Aunty M. is my Godmother. lets call her Martha. My Mum met Aunty Martha in the 1970’s. They are colleagues, teaching at H.M. Swart primary school in Bethal. as two of the three english medium teachers in a majority Afrikaans primary school in a majority Afrikaans mining town. Bethal is in what is now called Mpumalanga. Pre 1994, on the old map of South Africa, it is known as the Transvaal. The NG Kerk Bethel Oos (Nederduitse Gereformeerde Church, East Bethel) still refer to the area as the ‘Ou Transvaal’ on their website and in their hearts. The headmaster doesn’t speak much english and my mum doesn’t speak much Afrikaans so when there is an announcement on the Tannoy, Martha or Jenny run in from the classroom next door and translate.
I grow up seeing the usual old photo’s of me as a baby; on a changing mat, in a christening gown, bum shuffling on a woven rug, wearing an orange floral dress and an orange floral floppy sun hat with my gran and my mum also wearing floppy floral sun hats. There are big red knobbly mountains stretching out in a wide ark behind us. My first question is always: Where is this? Where are we living when this picture is taken? How old am I? I am still trying to get a sense of my own movements as a child. I want to trace the dotted red lines of my own migrations on a map. In many of these photo’s; baby in a cloth nappy, feeding time in a plastic high chair, wobbly wanderings in the garden, there is a tall, strong-boned woman with short black hair and some variation of trousers and a white turtleneck. This is Aunty Martha, My Godmother. Apparently, she takes me out on Saturdays to give mum and dad a rest. I go with her to the hostel where she lives. The old Afrikaans Aunties in the hostel kitchen feed me milk pudding and rusks. We have the ‘Just in case case’ with us, a small orange suitcase with spare pants in it, in case of emergencies. The ‘Just in case case’ is legendary in our family.

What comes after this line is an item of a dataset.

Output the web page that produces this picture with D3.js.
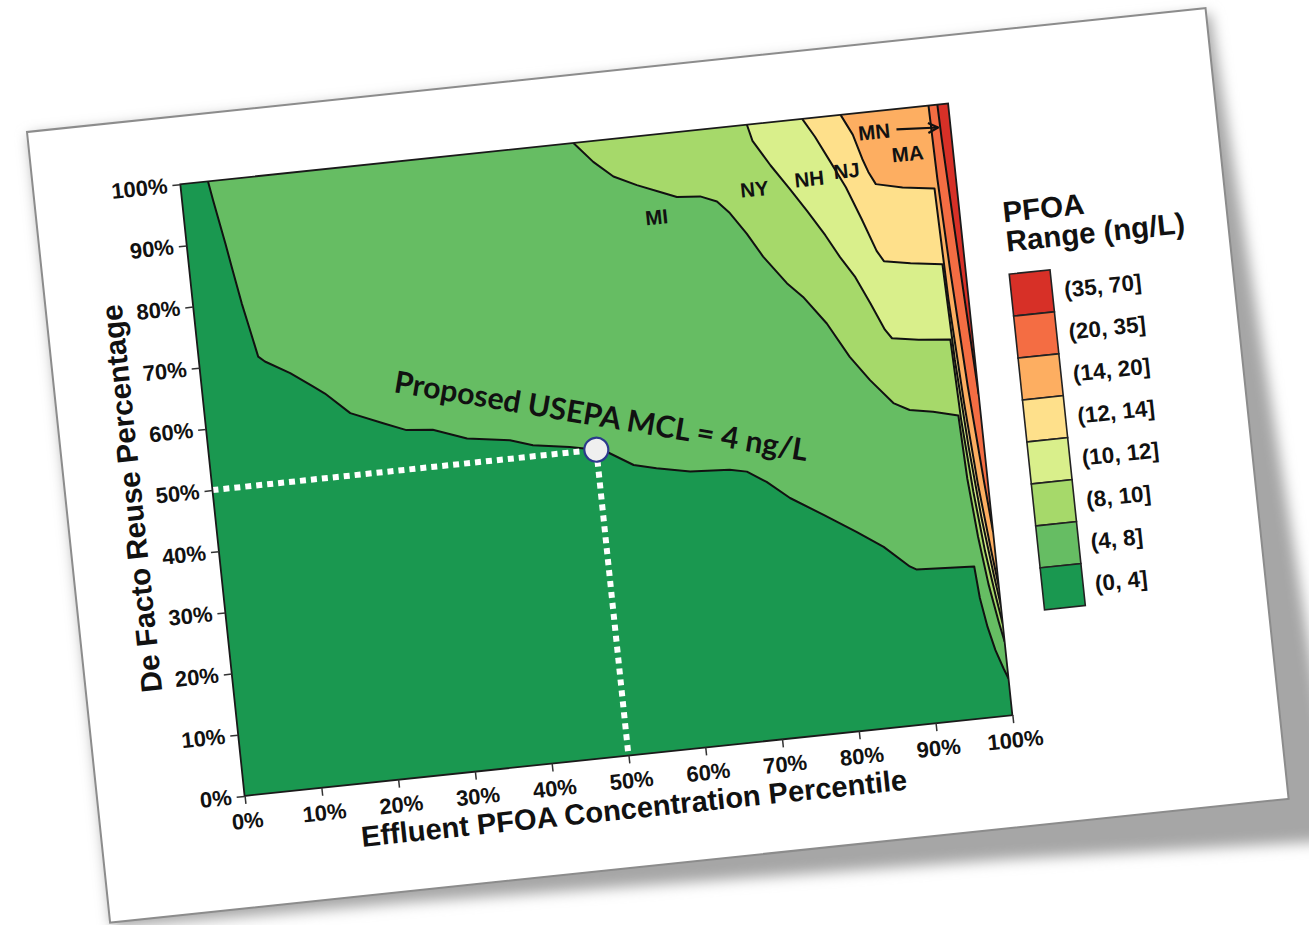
<!DOCTYPE html>
<html><head><meta charset="utf-8">
<script src="https://cdn.jsdelivr.net/npm/d3@7"></script>
<style>body{margin:0;background:#fff;overflow:hidden}svg{display:block}</style>
</head><body>
<svg id="chart" width="1309" height="925"></svg>
<script>
// ---------------- data ----------------
const xTicks = [0,10,20,30,40,50,60,70,80,90,100];
const yTicks = [0,10,20,30,40,50,60,70,80,90,100];
const levels = [4, 8, 10, 12, 14, 20, 35];
const binLabels = ["(0, 4]","(4, 8]","(8, 10]","(10, 12]","(12, 14]","(14, 20]","(20, 35]","(35, 70]"];

// contour lines: [effluent percentile %, reuse %]
const contour4 = [[3.6,100],[4.0,96.9],[5.0,89.7],[5.5,85.8],[6.3,79.7],[7.0,75.3],[7.7,70.8],[8.5,69.9],[11.6,67.6],[14.4,65.0],[15.8,63.7],[18.8,60.1],[22.9,57.9],[25.8,56.4],[29.2,56.0],[33.5,54.0],[39.0,53.0],[41.9,51.8],[46.6,50.9],[50,50],[51.3,49.5],[54.6,46.9],[57.5,46.0],[61.8,44.9],[66.9,44.5],[69.1,43.9],[71.5,41.9],[74.3,38.9],[78.4,35.6],[82.4,32.3],[85.7,29.4],[88.8,25.8],[89.6,25.2],[97.1,24.7],[97.4,19.5],[98.0,14.7],[98.7,10.8],[99.5,7.7],[100,6.0]];
const contour8 = [[51.2,100],[53.5,96.6],[55.9,93.9],[58.8,92.1],[61.7,90.6],[63.8,89.5],[66.8,89.2],[68.9,88.1],[70.4,86.0],[72.3,82.4],[74.1,78.4],[76.8,73.7],[78.7,71.2],[81.4,66.5],[83.9,60.7],[86.2,56.6],[88.9,52.5],[90.9,51.1],[93.9,50.4],[97.1,49.4],[97.4,39.0],[98.0,29.4],[98.7,21.6],[99.5,15.4],[100,12.0]];
const contour10 = [[73.8,100],[74.3,97.3],[76.3,93.0],[78.4,89.0],[80.4,85.0],[82.4,80.8],[84.0,77.0],[85.7,73.5],[87.3,69.0],[88.8,64.5],[89.6,63.0],[93.0,62.3],[97.1,61.8],[97.4,48.8],[98.0,36.8],[98.7,27.0],[99.5,19.3],[100,15.0]];
const contour12 = [[81.0,100],[82.4,96.9],[84.0,92.7],[85.7,88.2],[87.3,82.8],[88.8,77.4],[89.6,75.6],[93.0,74.8],[97.1,74.1],[97.4,58.5],[98.0,44.1],[98.7,32.4],[99.5,23.1],[100,18.0]];
const contour14 = [[86.0,100],[87.3,96.6],[88.2,92.5],[88.8,90.3],[89.6,88.2],[93.0,87.2],[97.1,86.5],[97.4,68.3],[98.0,51.5],[98.7,37.8],[99.5,27.0],[100,21.0]];
const contour20 = [[97.45,100],[97.6,88.0],[98.0,73.5],[98.7,54.0],[99.5,38.5],[100,30.0]];
const contour35 = [[98.6,100],[98.7,94.5],[99.1,80.5],[99.5,67.4],[100,52.5]];
const contours = [contour4, contour8, contour10, contour12, contour14, contour20, contour35];

const stateNames = ["MI","NY","NH","NJ","MA","MN"];
const stateU = [60.9, 73.9, 81.1, 86.0, 94.1, 90.1];
const stateV = [85.4, 88.3, 89.0, 89.7, 91.4, 95.5];
const arrowFrom = [93.0, 96.7];
const arrowTo = [98.4, 96.3];
const mclPoint = [50, 50];
const mclText = "Proposed USEPA MCL = 4 ng/L";
const mclTextAt = [24.6, 62.8];

// ---------------- drawing ----------------
const colors = d3.schemeRdYlGn[8].slice().reverse(); // (0,4] ... (35,70]
const FONT = "'Liberation Sans', Arial, Helvetica, sans-serif";
const svg = d3.select("#chart");
const defs = svg.append("defs");
defs.append("filter").attr("id","blur").attr("x","-20%").attr("y","-20%").attr("width","140%").attr("height","140%")
  .append("feGaussianBlur").attr("stdDeviation",7);

const W = 1185, H = 795;
const card = svg.append("g").attr("transform","translate(27,132) rotate(-6)");
card.append("polygon")
  .attr("points",[[2,4],[1189,6],[1232,842],[900,826],[300,806],[2,800]].map(p=>p.join(",")).join(" "))
  .attr("fill","#a6a6a6").attr("filter","url(#blur)");
card.append("rect").attr("width",W).attr("height",H).attr("fill","#fff")
  .attr("stroke","#8c8c8c").attr("stroke-width",2);

const x = d3.scaleLinear().domain([0,100]).range([147,919]);
const y = d3.scaleLinear().domain([0,100]).range([683,68]);

defs.append("clipPath").attr("id","plotclip").append("rect")
  .attr("x",x(0)).attr("y",y(100)).attr("width",x(100)-x(0)).attr("height",y(0)-y(100));

const plot = card.append("g").attr("clip-path","url(#plotclip)");
plot.append("rect").attr("x",x(0)).attr("y",y(100)).attr("width",x(100)-x(0)).attr("height",y(0)-y(100))
  .attr("fill",colors[0]);

const line = d3.line().x(d=>x(d[0])).y(d=>y(d[1]));
contours.forEach((c,i)=>{
  plot.append("path").attr("d", line(c.concat([[100,100]])) + "Z").attr("fill", colors[i+1]);
});
contours.forEach(c=>{
  plot.append("path").attr("d", line(c)).attr("fill","none")
    .attr("stroke","#111").attr("stroke-width",2).attr("stroke-linejoin","round");
});

// dotted guide lines
plot.append("path").attr("d", line([[0,mclPoint[1]],mclPoint]))
  .attr("stroke","#fff").attr("stroke-width",6).attr("stroke-dasharray","6,5").attr("fill","none");
plot.append("path").attr("d", line([mclPoint,[mclPoint[0],0]]))
  .attr("stroke","#fff").attr("stroke-width",6).attr("stroke-dasharray","6,5").attr("fill","none");

// border
card.append("rect").attr("x",x(0)).attr("y",y(100)).attr("width",x(100)-x(0)).attr("height",y(0)-y(100))
  .attr("fill","none").attr("stroke","#1a1a1a").attr("stroke-width",1.8);

card.append("circle").attr("cx",x(mclPoint[0])).attr("cy",y(mclPoint[1])).attr("r",12)
  .attr("fill","#efefef").attr("stroke","#2b3a8c").attr("stroke-width",2.2);

// state labels
stateNames.forEach((s,i)=>{
  card.append("text").attr("x",x(stateU[i])).attr("y",y(stateV[i])).attr("text-anchor","middle")
    .attr("font-family",FONT).attr("font-weight","bold").attr("font-size",20.5).attr("fill","#111").text(s);
});
defs.append("marker").attr("id","arr").attr("viewBox","0 0 12 12").attr("refX",11).attr("refY",6)
  .attr("markerWidth",12).attr("markerHeight",12).attr("markerUnits","userSpaceOnUse").attr("orient","auto")
  .append("path").attr("d","M1,1 L11,6 L1,11").attr("fill","none").attr("stroke","#111").attr("stroke-width",2.2);
card.append("path").attr("d", line([arrowFrom, arrowTo])).attr("stroke","#111").attr("stroke-width",2.2)
  .attr("fill","none").attr("marker-end","url(#arr)");

// main annotation
function fit(sel, target){ const w = sel.node().getComputedTextLength(); sel.attr("font-size", (+sel.attr("font-size"))*target/w); }
const mt = card.append("text").attr("transform",`translate(${x(mclTextAt[0])},${y(mclTextAt[1])}) rotate(15.5)`)
  .attr("font-family","Lato, 'Open Sans', sans-serif").attr("font-weight","bold").attr("font-size",30)
  .attr("fill","#111").text(mclText);
fit(mt, 419);

// axes
const xAxis = card.append("g").attr("transform",`translate(0,${y(0)})`)
  .call(d3.axisBottom(x).tickValues(xTicks).tickFormat(d=>d+"%").tickSize(8).tickPadding(9).tickSizeOuter(0));
const yAxis = card.append("g").attr("transform",`translate(${x(0)},0)`)
  .call(d3.axisLeft(y).tickValues(yTicks).tickFormat(d=>d+"%").tickSize(8).tickPadding(5).tickSizeOuter(0));
[xAxis,yAxis].forEach(a=>{
  a.select(".domain").remove();
  a.attr("font-family",FONT).attr("font-size",22).attr("font-weight","bold");
  a.selectAll("text").attr("fill","#111");
  a.selectAll("line").attr("stroke","#333").attr("stroke-width",1.5);
});

const xt = card.append("text").attr("x",x(50)).attr("y",746).attr("text-anchor","middle")
  .attr("font-family",FONT).attr("font-weight","bold").attr("font-size",29).attr("fill","#111")
  .text("Effluent PFOA Concentration Percentile");
fit(xt, 549);
const yt = card.append("text").attr("transform",`translate(76,${(y(0)+y(100))/2}) rotate(-90)`).attr("text-anchor","middle")
  .attr("font-family",FONT).attr("font-weight","bold").attr("font-size",29).attr("fill","#111")
  .text("De Facto Reuse Percentage");
fit(yt, 390);

// legend
const lg = card.append("g");
const t1 = lg.append("text").attr("x",962).attr("y",192).attr("font-family",FONT).attr("font-weight","bold")
  .attr("font-size",28).attr("fill","#111").text("PFOA");
const t2 = lg.append("text").attr("x",962).attr("y",221.5).attr("font-family",FONT).attr("font-weight","bold")
  .attr("font-size",28).attr("fill","#111").text("Range (ng/L)");
fit(t2, 180); t1.attr("font-size", t2.attr("font-size"));
const boxH = 42.2, boxW = 41, boxTop = 244;
binLabels.slice().reverse().forEach((lab,i)=>{
  const ci = binLabels.length-1-i;
  lg.append("rect").attr("x",962).attr("y",boxTop+i*boxH).attr("width",boxW).attr("height",boxH)
    .attr("fill",colors[ci]).attr("stroke","#222").attr("stroke-width",1.6);
  lg.append("text").attr("x",1015).attr("y",boxTop+i*boxH+boxH/2).attr("dy","0.36em")
    .attr("font-family",FONT).attr("font-weight","bold").attr("font-size",22.5).attr("fill","#111").text(lab);
});
</script>
</body></html>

My parents lose touch with Aunty Martha in the late 1980’s. At the time I had other things on my mind, like puberty, but now I want to know who this woman is in these old photo’s. I want to know who this person is beyond the stories. Who is my phantom godmother? The post office isn’t so reliable in South Africa and we keep moving every two years so many of my parents Christmas card, catch up with the family once a year, contacts have been lost along the way. My parents don’t have email addresses for many people either. So, Where should I start looking?
Social media, where else? I look online for some of the names my parents mention from Bethal: Elsie & Hein and their daughter Charlotte, who must be about my age. I find Elsie easily on that social media site we won’t mention where people are all best buddies. She is an active poster of motivational messages and pictures of people playing golf. I send her a friends request and PM (Personal Message) her with an explanation about who I am, that I am coming to visit and that I’m looking for my Godmother, Martha. I scroll through all her friends looking for family members I might know. I examine and compare faces on family photo’s and Bingo!
Elsie’s daughter Charlotte has a new surname, but I recognise her face from an old photo of us in the 80’s at Bethal dam. In the photo we are all dolled up to go to a disco, Charlotte is wearing a purple and blue faux-leather two piece: bustier and miniskirt. She made it herself. I am wearing what appears to be a large baggy T-shirt with a white belt. We must be 14, both wearing make up and staring into the camera. She looks ready, I look dazed. These days she is a shop owning, married mother of two boys in Jo’burg. I PM her too. She replies. So does her mum. Of course they remember me and the family…“I must give their love to my parents, how can they contact them? such a shame we lost touch…” Elsie and Hein still live in the same house in Bethal that we visit regularly as children in the 1970s. We chat online and e-mail. I tell them I am looking for Aunty Martha. They remember her well, but don’t know where she lives now. Both mention that she was active in the Anglican church in Bethal and that she moved back to Jo’burg and they’d heard she may have become a priest. A priest? I hadn’t seen that coming.
This is the only lead I have. Mum says she must be about ten years older than her and that her parents used to live in Germiston in Jo’burg. That would make her about eighty. Is she still alive? I wonder, briefly. I scour google and end up on ‘My Anglican.org’. This is the website of the Anglican church in South Africa, that lists all the churches and all the priests and their email addresses. Handy! I go through the listings for every single church in the diocese of Johannesburg. I find a church in the District of Kathlehong, which means ‘place of succes’ and is also the second biggest informal settlement or ex-township in the city after Soweto. The church is called St Francis of Assisi Anglican church. Two retired priests names are listed, both with the right and the same surname. A Martha and a Mary. How biblical. Could this be her? Could she have a sister who is also a priest?
There is an email address, so I send a mail to the church secretary, Georgina, with some of those old photos: ‘She is the tall one on the left, and I am the toddler’. I feel a bit foolish mailing a total stranger with old family photo’s. It is a long shot, but what have I got to lose? I expect nothing will ever come of it.